Iris is the foundation for esmvaltool, but it can also be used on its own. Two
convenient ways to do that are `ipython <https://ipython.org/>`_ and `jupyter
notebooks <https://jupyter.org/>`_. This FAQ cannot cover any of these tools in
great detail, so please refer to their respective documentation for an overview
and in-depth questions. Instead, here we will give just a quick way to
understand differences in a set of netcdf files with iris.

Iris loads data with one of several functions whose names start with
`load`. These functions take a single string or a list of strings that are
interpreted as filenames. They may also contain directories and globs, like
`./my_data/tas_*.nc` to load all surface temperature data from the `my_data`
subdirectory of the current working directory. The iris function will return
either a single `Cube
<https://scitools.org.uk/iris/docs/latest/iris/iris/cube.html#iris.cube.Cube>`_,
or a list of cubes in the form of a `CubeList
<https://scitools.org.uk/iris/docs/latest/iris/iris/cube.html#iris.cube.CubeList>`_.

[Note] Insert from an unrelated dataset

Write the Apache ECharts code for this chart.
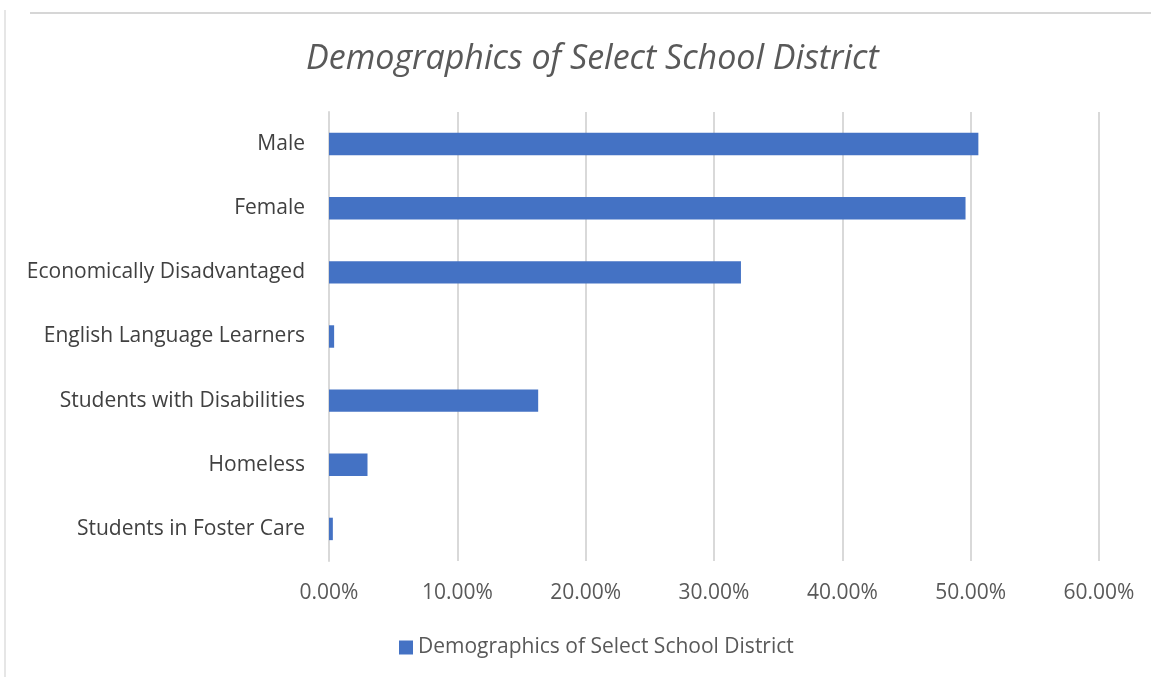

Often, we want to combine different parts of dataset to form the whole dataset
again. This is accomplished in iris using either a `merge` or a
`concatenate`. Refer to `the iris user guide
<https://scitools.org.uk/iris/docs/latest/userguide/merge_and_concat.html>`_ to
understand the difference.

In fact, it is this `concatenate` that has failed you when you are reading this
FAQ entry.

To find out what went wrong, let's assume we have boiled down the problem to the
two files `tas_1969.nc` and `tas_1970.nc`. Then one way to learn more about the
issue is the following.

.. code-block:: python

   import iris
   cube_list = iris.load('tas_19*.nc')
   cube_list.concatenate_cube()

This will likely produce the exact same error that we started with. While we do
want to do a concatenation, since both files contain several timesteps each, the
output of the corresponding merge function is often more illuminating. So let's
give that a try.

.. code-block:: python

   cube_list.merge_cube()

Hopefully, that gives you a better idea of the problem.

If you are dealing with more than two files it can be difficult to figure out
which files are actually the culprits. In that case try

.. code-block:: python

   import iris
   cube_list = iris.load('tas_*.nc')
   concatenated_cube_list = cube_list.concatenate()
   print(concatenated_cube_list)

This will concatenate all the consecutive bits it can manage and keep only those
parts separate, that cannot be merged. This way, you can often boil down the
problem to only two or a few cubes. Then you can diagnose those in the same way
as discussed above, eg

.. code-block:: python

   concatenated_cube_list.concatenate_cube()  # or
   concatenated_cube_list.merge_cube()

You can also inspect the attributes and coordinates of the resulting cubes with
a particular focus on the areas of problems pointed to by the output of
`merge_cube`.